Burghs had rights to representation in the Parliament of Scotland. Under the Acts of Union of 1707 many became parliamentary burghs, represented in the Parliament of Great Britain.
Under the Reform Acts of 1832, 32 years after the merger of the Parliament of Great Britain into the Parliament of the United Kingdom, the boundaries of burghs for parliamentary elections ceased to be necessarily their boundaries for other purposes.
There were several types of burgh, including;
Until 1833, each burgh had a different constitution or "sett". The government of the burgh was often in the hands of a self-nominating corporation, and few local government functions were performed: these were often left to ad hoc bodies.
Two pieces of reforming legislation were enacted in 1834: The Royal Burghs (Scotland) Act (3 & 4 Will. IV c.76) and the Burghs and Police (Scotland) Act (3 & 4 Will. IV c.46).
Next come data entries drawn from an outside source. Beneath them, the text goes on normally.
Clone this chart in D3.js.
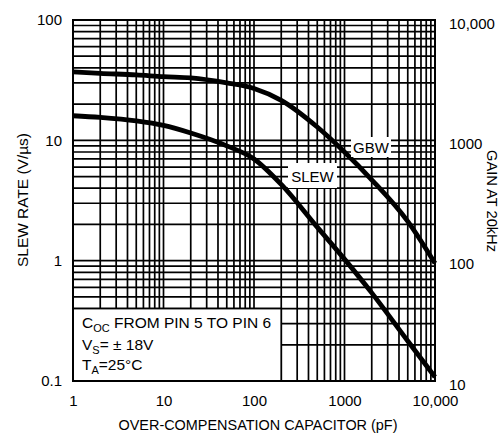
<!DOCTYPE html>
<html>
<head>
<meta charset="utf-8">
<script src="https://cdn.jsdelivr.net/npm/d3@7"></script>
<style>
  body { margin: 0; background: #fff; }
  text { font-family: "Liberation Sans", Arial, sans-serif; fill: #000; }
</style>
</head>
<body>
<div id="chart"></div>
<script>
// data
const capValues = [1, 2, 5, 10, 20, 50, 100, 200, 500, 1000, 2000, 5000, 10000];
const slewRate = [16, 15.5, 14.5, 13.3, 11.5, 9.0, 7.0, 4.3, 1.9, 1.03, 0.54, 0.215, 0.108];
const gbwValues = [3700, 3600, 3500, 3380, 3300, 3000, 2700, 2150, 1290, 800, 470, 212, 95];

const xTicks = [1, 10, 100, 1000, 10000];
const xTickLabels = ['1', '10', '100', '1000', '10,000'];
const yLeftTicks = [0.1, 1, 10, 100];
const yLeftLabels = ['0.1', '1', '10', '100'];
const yRightTicks = [10, 100, 1000, 10000];
const yRightLabels = ['10', '100', '1000', '10,000'];

// constants
const FRAME_WIDTH = 500;
const FRAME_HEIGHT = 435;
const MARGINS = {left: 73, right: 65, top: 20, bottom: 54};
const VIS_WIDTH = FRAME_WIDTH - MARGINS.left - MARGINS.right;
const VIS_HEIGHT = FRAME_HEIGHT - MARGINS.top - MARGINS.bottom;

const svg = d3.select('#chart')
  .append('svg')
  .attr('width', FRAME_WIDTH)
  .attr('height', FRAME_HEIGHT);

const g = svg.append('g')
  .attr('transform', 'translate(' + MARGINS.left + ',' + MARGINS.top + ')');

const xScale = d3.scaleLog().domain([1, 10000]).range([0, VIS_WIDTH]);
const yLeft = d3.scaleLog().domain([0.1, 100]).range([VIS_HEIGHT, 0]);
const yRight = d3.scaleLog().domain([10, 10000]).range([VIS_HEIGHT, 0]);

// grid (log minor lines)
g.append('g')
  .attr('class', 'grid')
  .selectAll('line.v')
  .data(xScale.ticks())
  .enter().append('line')
  .attr('x1', d => xScale(d)).attr('x2', d => xScale(d))
  .attr('y1', 0).attr('y2', VIS_HEIGHT)
  .attr('stroke', '#000').attr('stroke-width', 1.7);

g.append('g')
  .attr('class', 'grid')
  .selectAll('line.h')
  .data(yLeft.ticks())
  .enter().append('line')
  .attr('x1', 0).attr('x2', VIS_WIDTH)
  .attr('y1', d => yLeft(d)).attr('y2', d => yLeft(d))
  .attr('stroke', '#000').attr('stroke-width', 1.7);

// conditions box, bottom left
g.append('rect')
  .attr('x', xScale(1)).attr('y', yLeft(0.4))
  .attr('width', xScale(200) - xScale(1))
  .attr('height', yLeft(0.1) - yLeft(0.4))
  .attr('fill', '#fff').attr('stroke', '#000').attr('stroke-width', 1.7);

const note = g.append('g').attr('font-size', 15.5);
const n1 = note.append('text').attr('x', 9).attr('y', 308);
n1.append('tspan').text('C');
n1.append('tspan').attr('dy', 4).attr('font-size', 11).text('OC');
n1.append('tspan').attr('dy', -4).text(' FROM PIN 5 TO PIN 6');
const n2 = note.append('text').attr('x', 9).attr('y', 330);
n2.append('tspan').text('V');
n2.append('tspan').attr('dy', 4).attr('font-size', 11).text('S');
n2.append('tspan').attr('dy', -4).text('= \u00b1 18V');
const n3 = note.append('text').attr('x', 9).attr('y', 350);
n3.append('tspan').text('T');
n3.append('tspan').attr('dy', 4).attr('font-size', 11).text('A');
n3.append('tspan').attr('dy', -4).text('=25\u00b0C');

// curves
const slewLine = d3.line()
  .x((d, i) => xScale(capValues[i]))
  .y(d => yLeft(d))
  .curve(d3.curveMonotoneX);
const gbwLine = d3.line()
  .x((d, i) => xScale(capValues[i]))
  .y(d => yRight(d))
  .curve(d3.curveMonotoneX);

g.append('path').datum(slewRate).attr('d', slewLine)
  .attr('fill', 'none').attr('stroke', '#000').attr('stroke-width', 4.8);
g.append('path').datum(gbwValues).attr('d', gbwLine)
  .attr('fill', 'none').attr('stroke', '#000').attr('stroke-width', 4.8);

// curve labels on white patches
g.append('rect').attr('x', 278).attr('y', 117).attr('width', 40).attr('height', 20).attr('fill', '#fff');
g.append('text').attr('x', 298).attr('y', 133).attr('text-anchor', 'middle')
  .attr('font-size', 15).text('GBW');
g.append('rect').attr('x', 215).attr('y', 143).attr('width', 49).attr('height', 25).attr('fill', '#fff');
g.append('text').attr('x', 239.5).attr('y', 162).attr('text-anchor', 'middle')
  .attr('font-size', 15).text('SLEW');

// frame
g.append('rect').attr('width', VIS_WIDTH).attr('height', VIS_HEIGHT)
  .attr('fill', 'none').attr('stroke', '#000').attr('stroke-width', 2);

// axes
const xAxis = g.append('g')
  .attr('transform', 'translate(0,' + VIS_HEIGHT + ')')
  .call(d3.axisBottom(xScale).tickValues(xTicks)
    .tickFormat((d, i) => xTickLabels[i]).tickSize(0).tickPadding(14));
const yAxisL = g.append('g')
  .call(d3.axisLeft(yLeft).tickValues(yLeftTicks)
    .tickFormat((d, i) => yLeftLabels[i]).tickSize(0).tickPadding(11));
const yAxisR = g.append('g')
  .attr('transform', 'translate(' + VIS_WIDTH + ',0)')
  .call(d3.axisRight(yRight).tickValues(yRightTicks)
    .tickFormat((d, i) => yRightLabels[i]).tickSize(0).tickPadding(14));

[xAxis, yAxisL, yAxisR].forEach(a => {
  a.select('.domain').remove();
  a.selectAll('text').attr('font-size', 15)
    .style('font-family', '"Liberation Sans", Arial, sans-serif');
});
yAxisR.selectAll('text').attr('dy', '0.55em');

// axis titles
svg.append('text')
  .attr('x', 258).attr('y', 430)
  .attr('text-anchor', 'middle').attr('font-size', 15)
  .attr('textLength', 279).attr('lengthAdjust', 'spacingAndGlyphs')
  .text('OVER-COMPENSATION CAPACITOR (pF)');

svg.append('text')
  .attr('transform', 'translate(28,200) rotate(-90)')
  .attr('text-anchor', 'middle').attr('font-size', 15)
  .attr('textLength', 134).attr('lengthAdjust', 'spacingAndGlyphs')
  .text('SLEW RATE (V/\u00b5s)');

svg.append('text')
  .attr('transform', 'translate(487,201) rotate(90)')
  .attr('text-anchor', 'middle').attr('font-size', 15)
  .attr('textLength', 102).attr('lengthAdjust', 'spacingAndGlyphs')
  .text('GAIN AT 20kHz');
</script>
</body>
</html>
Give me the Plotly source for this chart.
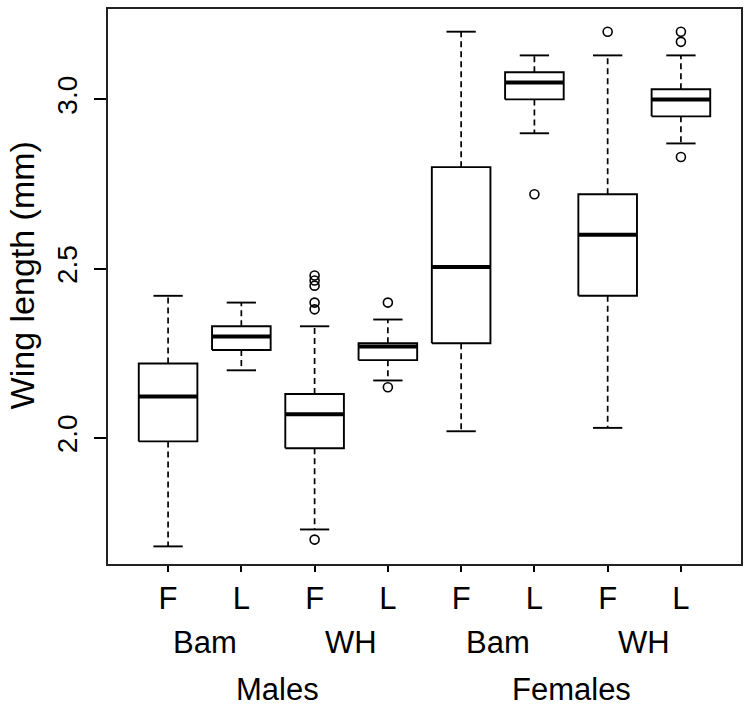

The Royal Burghs Act provided for the election of magistrates and councillors. Each burgh was to have a common council consisting of a provost (or lord provost), magistrates (or bailies) and councillors. Every parliamentary elector living within the "royalty" or area of the royal burgh, or within seven statute miles of its boundary, was entitled to vote in burgh elections. One third of the common council was elected each year. The councillors selected a number of their members to be bailies, who acted as a magistrates bench for the burgh, and dealt with such issues as licensing. The provost, or chief magistrate, was elected from among the council every three years.[1] The Royal Burghs Act was also extended to the 12 parliamentary burghs which had recently been enfranchised. These were growing industrial centres, and apart from the lack of a charter, they had identical powers and privileges to the royal burghs.[2] Royal Burghs retained the right to corporate property or "common good". This property was used for the advantage of the inhabitants of the burgh, funding such facilities as public parks, museums and civic events.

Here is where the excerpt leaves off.